TASK DESCRIPTION: Reproduce every record below exactly as it appears.
— start of EXTRACTED MATERIAL —
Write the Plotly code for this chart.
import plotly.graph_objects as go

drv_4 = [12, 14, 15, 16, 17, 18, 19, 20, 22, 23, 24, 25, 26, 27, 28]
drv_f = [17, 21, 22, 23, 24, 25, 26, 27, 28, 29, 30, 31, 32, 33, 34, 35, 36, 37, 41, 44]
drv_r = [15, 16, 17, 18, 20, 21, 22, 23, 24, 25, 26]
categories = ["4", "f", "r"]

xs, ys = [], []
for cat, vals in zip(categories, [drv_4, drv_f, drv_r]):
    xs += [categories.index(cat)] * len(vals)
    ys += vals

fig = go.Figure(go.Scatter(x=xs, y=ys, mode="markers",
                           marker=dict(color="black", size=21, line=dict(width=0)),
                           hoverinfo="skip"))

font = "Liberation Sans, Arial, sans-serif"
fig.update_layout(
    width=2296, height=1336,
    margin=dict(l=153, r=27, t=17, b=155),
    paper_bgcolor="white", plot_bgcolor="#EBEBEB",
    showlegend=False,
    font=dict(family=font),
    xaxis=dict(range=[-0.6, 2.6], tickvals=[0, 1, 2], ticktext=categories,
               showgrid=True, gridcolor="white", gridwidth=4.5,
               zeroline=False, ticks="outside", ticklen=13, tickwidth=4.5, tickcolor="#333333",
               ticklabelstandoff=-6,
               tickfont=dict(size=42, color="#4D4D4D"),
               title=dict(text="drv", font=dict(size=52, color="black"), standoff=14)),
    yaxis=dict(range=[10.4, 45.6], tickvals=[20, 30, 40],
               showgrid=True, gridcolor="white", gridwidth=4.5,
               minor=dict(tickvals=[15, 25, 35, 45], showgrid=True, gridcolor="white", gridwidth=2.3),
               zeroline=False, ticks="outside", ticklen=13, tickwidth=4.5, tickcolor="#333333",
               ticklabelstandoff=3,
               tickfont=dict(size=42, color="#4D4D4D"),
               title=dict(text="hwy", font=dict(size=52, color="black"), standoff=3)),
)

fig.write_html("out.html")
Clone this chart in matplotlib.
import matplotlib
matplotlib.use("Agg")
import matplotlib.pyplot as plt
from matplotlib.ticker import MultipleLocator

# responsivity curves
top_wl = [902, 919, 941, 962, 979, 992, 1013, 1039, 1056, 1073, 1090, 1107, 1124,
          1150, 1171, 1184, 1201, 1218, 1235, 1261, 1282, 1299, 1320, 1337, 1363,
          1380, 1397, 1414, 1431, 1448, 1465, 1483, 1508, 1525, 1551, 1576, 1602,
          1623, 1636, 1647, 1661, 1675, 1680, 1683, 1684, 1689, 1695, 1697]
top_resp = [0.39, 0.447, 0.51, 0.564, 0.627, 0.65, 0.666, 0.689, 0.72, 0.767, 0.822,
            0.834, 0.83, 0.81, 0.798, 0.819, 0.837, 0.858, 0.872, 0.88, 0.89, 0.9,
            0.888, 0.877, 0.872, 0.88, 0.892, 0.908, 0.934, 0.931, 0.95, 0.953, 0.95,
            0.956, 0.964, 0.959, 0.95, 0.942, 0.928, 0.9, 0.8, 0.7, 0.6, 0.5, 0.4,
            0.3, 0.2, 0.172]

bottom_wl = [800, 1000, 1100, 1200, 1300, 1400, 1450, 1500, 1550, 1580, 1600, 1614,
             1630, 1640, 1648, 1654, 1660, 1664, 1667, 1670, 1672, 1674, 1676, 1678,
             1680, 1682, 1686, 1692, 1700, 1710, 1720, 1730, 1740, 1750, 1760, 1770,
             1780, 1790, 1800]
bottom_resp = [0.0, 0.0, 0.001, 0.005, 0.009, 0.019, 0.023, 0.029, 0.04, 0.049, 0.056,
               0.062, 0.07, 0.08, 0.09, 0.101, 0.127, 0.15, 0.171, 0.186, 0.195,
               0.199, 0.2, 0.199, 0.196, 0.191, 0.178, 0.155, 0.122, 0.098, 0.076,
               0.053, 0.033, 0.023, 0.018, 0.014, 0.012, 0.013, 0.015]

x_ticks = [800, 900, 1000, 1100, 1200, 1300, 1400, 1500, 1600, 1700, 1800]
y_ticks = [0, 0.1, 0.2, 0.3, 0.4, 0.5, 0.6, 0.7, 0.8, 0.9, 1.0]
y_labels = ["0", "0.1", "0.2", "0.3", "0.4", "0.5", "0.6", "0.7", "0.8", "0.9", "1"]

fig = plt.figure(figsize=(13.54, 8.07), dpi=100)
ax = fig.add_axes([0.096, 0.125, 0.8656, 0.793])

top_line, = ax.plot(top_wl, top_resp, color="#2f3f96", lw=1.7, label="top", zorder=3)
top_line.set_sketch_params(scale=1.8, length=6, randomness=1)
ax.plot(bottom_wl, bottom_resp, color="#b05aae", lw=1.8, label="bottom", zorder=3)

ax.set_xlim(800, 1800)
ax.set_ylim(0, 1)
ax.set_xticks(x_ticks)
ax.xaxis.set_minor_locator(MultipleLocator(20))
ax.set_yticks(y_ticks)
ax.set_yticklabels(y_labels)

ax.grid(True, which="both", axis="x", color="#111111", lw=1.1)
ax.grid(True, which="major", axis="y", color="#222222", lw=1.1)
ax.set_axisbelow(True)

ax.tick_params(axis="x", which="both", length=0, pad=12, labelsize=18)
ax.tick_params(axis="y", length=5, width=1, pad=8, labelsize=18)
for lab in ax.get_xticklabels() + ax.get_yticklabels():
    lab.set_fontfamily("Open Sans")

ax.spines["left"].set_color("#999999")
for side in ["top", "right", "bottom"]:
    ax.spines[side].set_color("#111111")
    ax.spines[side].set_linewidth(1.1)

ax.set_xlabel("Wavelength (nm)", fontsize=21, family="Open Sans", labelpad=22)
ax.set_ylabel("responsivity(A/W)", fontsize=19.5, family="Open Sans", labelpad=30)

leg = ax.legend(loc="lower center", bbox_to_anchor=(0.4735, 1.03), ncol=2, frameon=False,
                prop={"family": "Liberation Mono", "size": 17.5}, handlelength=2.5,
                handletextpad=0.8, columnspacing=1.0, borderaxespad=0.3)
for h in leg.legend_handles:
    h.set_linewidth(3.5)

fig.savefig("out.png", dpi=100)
— end of EXTRACTED MATERIAL —
REPLY TO THE EXERCISE:
Write the Plotly code for this chart.
import plotly.graph_objects as go

drv_4 = [12, 14, 15, 16, 17, 18, 19, 20, 22, 23, 24, 25, 26, 27, 28]
drv_f = [17, 21, 22, 23, 24, 25, 26, 27, 28, 29, 30, 31, 32, 33, 34, 35, 36, 37, 41, 44]
drv_r = [15, 16, 17, 18, 20, 21, 22, 23, 24, 25, 26]
categories = ["4", "f", "r"]

xs, ys = [], []
for cat, vals in zip(categories, [drv_4, drv_f, drv_r]):
    xs += [categories.index(cat)] * len(vals)
    ys += vals

fig = go.Figure(go.Scatter(x=xs, y=ys, mode="markers",
                           marker=dict(color="black", size=21, line=dict(width=0)),
                           hoverinfo="skip"))

font = "Liberation Sans, Arial, sans-serif"
fig.update_layout(
    width=2296, height=1336,
    margin=dict(l=153, r=27, t=17, b=155),
    paper_bgcolor="white", plot_bgcolor="#EBEBEB",
    showlegend=False,
    font=dict(family=font),
    xaxis=dict(range=[-0.6, 2.6], tickvals=[0, 1, 2], ticktext=categories,
               showgrid=True, gridcolor="white", gridwidth=4.5,
               zeroline=False, ticks="outside", ticklen=13, tickwidth=4.5, tickcolor="#333333",
               ticklabelstandoff=-6,
               tickfont=dict(size=42, color="#4D4D4D"),
               title=dict(text="drv", font=dict(size=52, color="black"), standoff=14)),
    yaxis=dict(range=[10.4, 45.6], tickvals=[20, 30, 40],
               showgrid=True, gridcolor="white", gridwidth=4.5,
               minor=dict(tickvals=[15, 25, 35, 45], showgrid=True, gridcolor="white", gridwidth=2.3),
               zeroline=False, ticks="outside", ticklen=13, tickwidth=4.5, tickcolor="#333333",
               ticklabelstandoff=3,
               tickfont=dict(size=42, color="#4D4D4D"),
               title=dict(text="hwy", font=dict(size=52, color="black"), standoff=3)),
)

fig.write_html("out.html")
Clone this chart in matplotlib.
import matplotlib
matplotlib.use("Agg")
import matplotlib.pyplot as plt
from matplotlib.ticker import MultipleLocator

# responsivity curves
top_wl = [902, 919, 941, 962, 979, 992, 1013, 1039, 1056, 1073, 1090, 1107, 1124,
          1150, 1171, 1184, 1201, 1218, 1235, 1261, 1282, 1299, 1320, 1337, 1363,
          1380, 1397, 1414, 1431, 1448, 1465, 1483, 1508, 1525, 1551, 1576, 1602,
          1623, 1636, 1647, 1661, 1675, 1680, 1683, 1684, 1689, 1695, 1697]
top_resp = [0.39, 0.447, 0.51, 0.564, 0.627, 0.65, 0.666, 0.689, 0.72, 0.767, 0.822,
            0.834, 0.83, 0.81, 0.798, 0.819, 0.837, 0.858, 0.872, 0.88, 0.89, 0.9,
            0.888, 0.877, 0.872, 0.88, 0.892, 0.908, 0.934, 0.931, 0.95, 0.953, 0.95,
            0.956, 0.964, 0.959, 0.95, 0.942, 0.928, 0.9, 0.8, 0.7, 0.6, 0.5, 0.4,
            0.3, 0.2, 0.172]

bottom_wl = [800, 1000, 1100, 1200, 1300, 1400, 1450, 1500, 1550, 1580, 1600, 1614,
             1630, 1640, 1648, 1654, 1660, 1664, 1667, 1670, 1672, 1674, 1676, 1678,
             1680, 1682, 1686, 1692, 1700, 1710, 1720, 1730, 1740, 1750, 1760, 1770,
             1780, 1790, 1800]
bottom_resp = [0.0, 0.0, 0.001, 0.005, 0.009, 0.019, 0.023, 0.029, 0.04, 0.049, 0.056,
               0.062, 0.07, 0.08, 0.09, 0.101, 0.127, 0.15, 0.171, 0.186, 0.195,
               0.199, 0.2, 0.199, 0.196, 0.191, 0.178, 0.155, 0.122, 0.098, 0.076,
               0.053, 0.033, 0.023, 0.018, 0.014, 0.012, 0.013, 0.015]

x_ticks = [800, 900, 1000, 1100, 1200, 1300, 1400, 1500, 1600, 1700, 1800]
y_ticks = [0, 0.1, 0.2, 0.3, 0.4, 0.5, 0.6, 0.7, 0.8, 0.9, 1.0]
y_labels = ["0", "0.1", "0.2", "0.3", "0.4", "0.5", "0.6", "0.7", "0.8", "0.9", "1"]

fig = plt.figure(figsize=(13.54, 8.07), dpi=100)
ax = fig.add_axes([0.096, 0.125, 0.8656, 0.793])

top_line, = ax.plot(top_wl, top_resp, color="#2f3f96", lw=1.7, label="top", zorder=3)
top_line.set_sketch_params(scale=1.8, length=6, randomness=1)
ax.plot(bottom_wl, bottom_resp, color="#b05aae", lw=1.8, label="bottom", zorder=3)

ax.set_xlim(800, 1800)
ax.set_ylim(0, 1)
ax.set_xticks(x_ticks)
ax.xaxis.set_minor_locator(MultipleLocator(20))
ax.set_yticks(y_ticks)
ax.set_yticklabels(y_labels)

ax.grid(True, which="both", axis="x", color="#111111", lw=1.1)
ax.grid(True, which="major", axis="y", color="#222222", lw=1.1)
ax.set_axisbelow(True)

ax.tick_params(axis="x", which="both", length=0, pad=12, labelsize=18)
ax.tick_params(axis="y", length=5, width=1, pad=8, labelsize=18)
for lab in ax.get_xticklabels() + ax.get_yticklabels():
    lab.set_fontfamily("Open Sans")

ax.spines["left"].set_color("#999999")
for side in ["top", "right", "bottom"]:
    ax.spines[side].set_color("#111111")
    ax.spines[side].set_linewidth(1.1)

ax.set_xlabel("Wavelength (nm)", fontsize=21, family="Open Sans", labelpad=22)
ax.set_ylabel("responsivity(A/W)", fontsize=19.5, family="Open Sans", labelpad=30)

leg = ax.legend(loc="lower center", bbox_to_anchor=(0.4735, 1.03), ncol=2, frameon=False,
                prop={"family": "Liberation Mono", "size": 17.5}, handlelength=2.5,
                handletextpad=0.8, columnspacing=1.0, borderaxespad=0.3)
for h in leg.legend_handles:
    h.set_linewidth(3.5)

fig.savefig("out.png", dpi=100)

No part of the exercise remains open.